I then engage Derrida’s thinking of the “im-possible” as it pertains to the event. Indeed, for Derrida, “only the impossible happens” (PM, 87). In what was to be his last appearance on television, in June 2004 with France 3, answering the question of the journalist who had asked him what deconstruction is, Derrida replied: “deconstruction is what happens [la déconstruction, c’est ce qui arrive],” and then he added: “that is to say, the impossible.” The impossible, he concluded, is “the only thing that happens [la seule chose qui arrive]”!43 This is no hyperbole, but a rigorous understanding of the intertwining between the possible and the impossible as it pertains to the event. “‘The impossible is what takes place.’ Madness. I am tempted to say of this utterance, itself impossible, that it touches on the very condition of thinking the event. There where the possible is all that happens, nothing happens, nothing that is not the impoverished unfurling or the predictable predicate of what finds itself already there, potentially, and thus produces nothing new, not even accidents worthy of the name ‘event’” (OT, 57). As I alluded to prior, the impossible becomes the secret resource of the possible and the condition of any event “worthy of the name.”

Finally, in a concluding chapter, I sketch the contours of an “ethics of the event” and how the happening of the event opens onto a welcome to what comes in the event, a saying yes to being overtaken and taken away by its secret. Here appear the thematics of a hospitality to the event.
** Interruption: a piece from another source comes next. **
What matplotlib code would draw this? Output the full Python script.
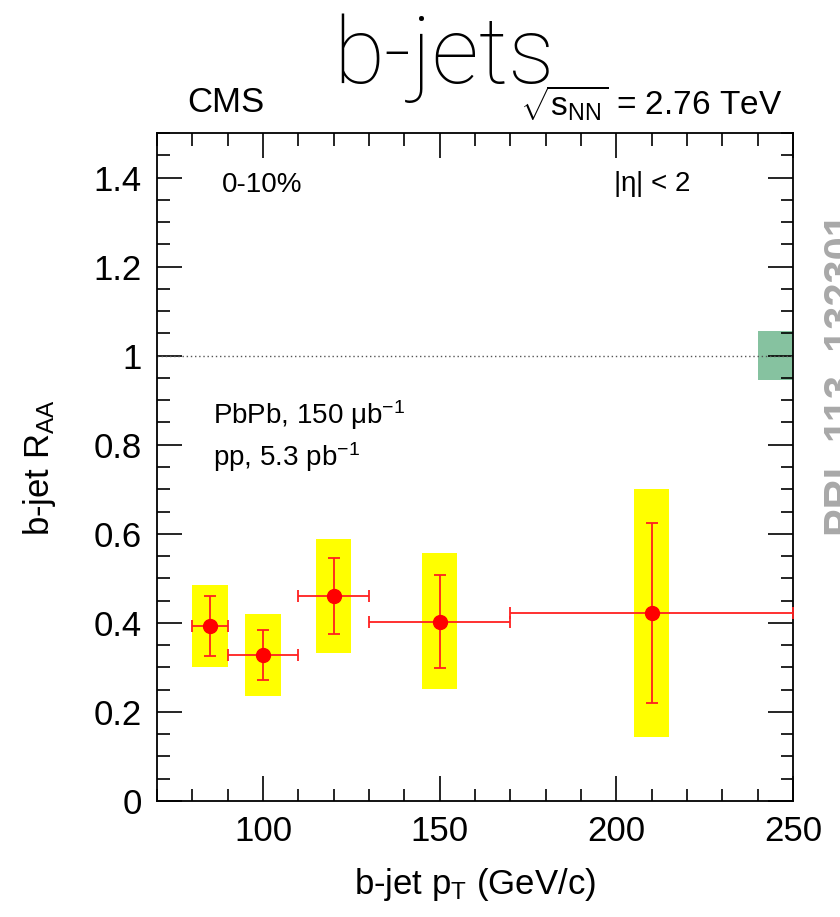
import matplotlib
matplotlib.use("Agg")
import matplotlib.pyplot as plt
from matplotlib.patches import Rectangle
from matplotlib.ticker import MultipleLocator

plt.rcParams['font.family'] = ['Liberation Sans', 'DejaVu Sans']
plt.rcParams['mathtext.fontset'] = 'custom'
plt.rcParams['mathtext.rm'] = 'Liberation Sans'
plt.rcParams['mathtext.it'] = 'Liberation Sans'

# Data
pt = [85, 100, 120, 150, 210]
pt_lo = [80, 90, 110, 130, 170]
pt_hi = [90, 110, 130, 170, 250]
raa = [0.394, 0.327, 0.461, 0.403, 0.422]
stat_lo = [0.326, 0.271, 0.375, 0.299, 0.219]
stat_hi = [0.461, 0.384, 0.545, 0.508, 0.624]
sys_lo = [0.301, 0.235, 0.333, 0.251, 0.144]
sys_hi = [0.484, 0.420, 0.588, 0.557, 0.700]
norm_unc = [0.945, 1.055]
norm_x = [240, 250]
box_halfwidth = 5

fig = plt.figure(figsize=(8.4, 9.17), dpi=100)
ax = fig.add_axes([157/840, 1-801/917, (793-157)/840, (801-133)/917])

ax.set_xlim(70, 250)
ax.set_ylim(0, 1.5)

for x, lo, hi in zip(pt, sys_lo, sys_hi):
    ax.add_patch(Rectangle((x - box_halfwidth, lo), 2*box_halfwidth, hi - lo,
                           facecolor='#ffff00', edgecolor='none', zorder=1))

ax.add_patch(Rectangle((norm_x[0], norm_unc[0]), norm_x[1]-norm_x[0], norm_unc[1]-norm_unc[0],
                       facecolor='#86c2a0', edgecolor='none', zorder=1))

ax.axhline(1.0, color='#555555', linestyle=(0, (1, 2)), linewidth=1.0, zorder=2)

xerr = [[p - l for p, l in zip(pt, pt_lo)], [h - p for p, h in zip(pt, pt_hi)]]
yerr = [[r - l for r, l in zip(raa, stat_lo)], [h - r for r, h in zip(raa, stat_hi)]]
ax.errorbar(pt, raa, xerr=xerr, yerr=yerr, fmt='o', color='#ff0000', ecolor='#ff2020',
            markersize=10, elinewidth=1.3, capsize=4, capthick=1.3, zorder=3, clip_on=False)

ax.xaxis.set_major_locator(MultipleLocator(50))
ax.xaxis.set_minor_locator(MultipleLocator(10))
ax.yaxis.set_major_locator(MultipleLocator(0.2))
ax.yaxis.set_minor_locator(MultipleLocator(0.05))
ax.tick_params(which='both', direction='in', top=True, right=True, width=1.2, labelsize=25)
ax.tick_params(which='major', length=18)
ax.tick_params(which='minor', length=9)
ax.tick_params(axis='y', pad=11)
ax.tick_params(axis='x', pad=10)
ax.set_yticks([0, 0.2, 0.4, 0.6, 0.8, 1.0, 1.2, 1.4])
ax.set_yticklabels(['0', '0.2', '0.4', '0.6', '0.8', '1', '1.2', '1.4'])
ax.set_xticks([100, 150, 200, 250])
ax.set_xticklabels(['100', '150', '200', '250'])
for s in ax.spines.values():
    s.set_linewidth(1.3)

ax.set_xlabel('b-jet p$_{\\mathregular{T}}$ (GeV/c)', fontsize=25)
ax.xaxis.set_label_coords(0.5, -0.097)
ax.set_ylabel('b-jet R$_{\\mathregular{AA}}$', fontsize=25)
ax.yaxis.set_label_coords(-0.155, 0.5)

# Texts
fig.text(444/840, 1-83/917, 'b-jets', fontsize=67, ha='center', va='baseline',
         family=['Roboto', 'Liberation Sans'], fontweight='light')
fig.text(226/840, 1-103/917, 'CMS', fontsize=25, ha='center', va='center')
fig.text(782/840, 1-103/917, r'$\sqrt{\mathregular{s}_{\mathregular{NN}}}$ = 2.76 TeV', fontsize=24,
         ha='right', va='center')
ax.text(0.102, 1 - (185-133)/(801-133), '0-10%', transform=ax.transAxes, fontsize=20, va='center')
ax.text(0.717, 1 - (184-133)/(801-133), r'|$\eta$| < 2', transform=ax.transAxes, fontsize=20, va='center')
ax.text(0.088, 1 - (415-133)/(801-133), r'PbPb, 150 $\mu$b$^{\mathregular{-1}}$', transform=ax.transAxes,
        fontsize=20, va='center')
ax.text(0.088, 1 - (457-133)/(801-133), r'pp, 5.3 pb$^{\mathregular{-1}}$', transform=ax.transAxes,
        fontsize=20, va='center')
fig.text(822/840, 1-375/917, 'PRL 113, 132301', rotation=90, fontsize=30, fontweight='bold',
         color='#a8a8a8', ha='left', va='center')

fig.savefig('out.png', dpi=100)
Throughout this work, it has been an issue of freeing the pure eventfulness of the event from the traditional attempts to neutralize it, whether through the demands of a principle of reason or through the position of a willful ego, of letting the event give itself. The happening of the event is the coming of the arrivant, an arrival that is welcomed by an original hospitality. Indeed, the ethics of the event, as I approach it here, is to be taken as an ethics of hospitality, a welcome of the event in its irruptive coming. I am, before the event, caught by surprise, and without resources, an absolute weakness before its happening. In fact, an event exposes the utter vulnerability of the one who is exposed to it, the powerlessness and radical passivity of the one to whom it happens. Derrida writes that the event “is there, before us, without us—there is someone, something, that happens, that happens to us, and that has no need of us to happen (to us). And this relation to the event or alterity, as well as to chance or the occasion, leaves us completely disarmed; and one has to be disarmed. The ‘has to’ says yes to the event: it is stronger than I am.”44 The ethics of the event would designate this vulnerability, this unconditional openness to the other. From such exposure to the otherness of the event, always happening from without, one understands better in what sense the event weighs on thought from the outside (how it exscribes it) and how thought is nothing but the thinking of this shock, in wonder before it, even if it means never being able to comprehend or appropriate it.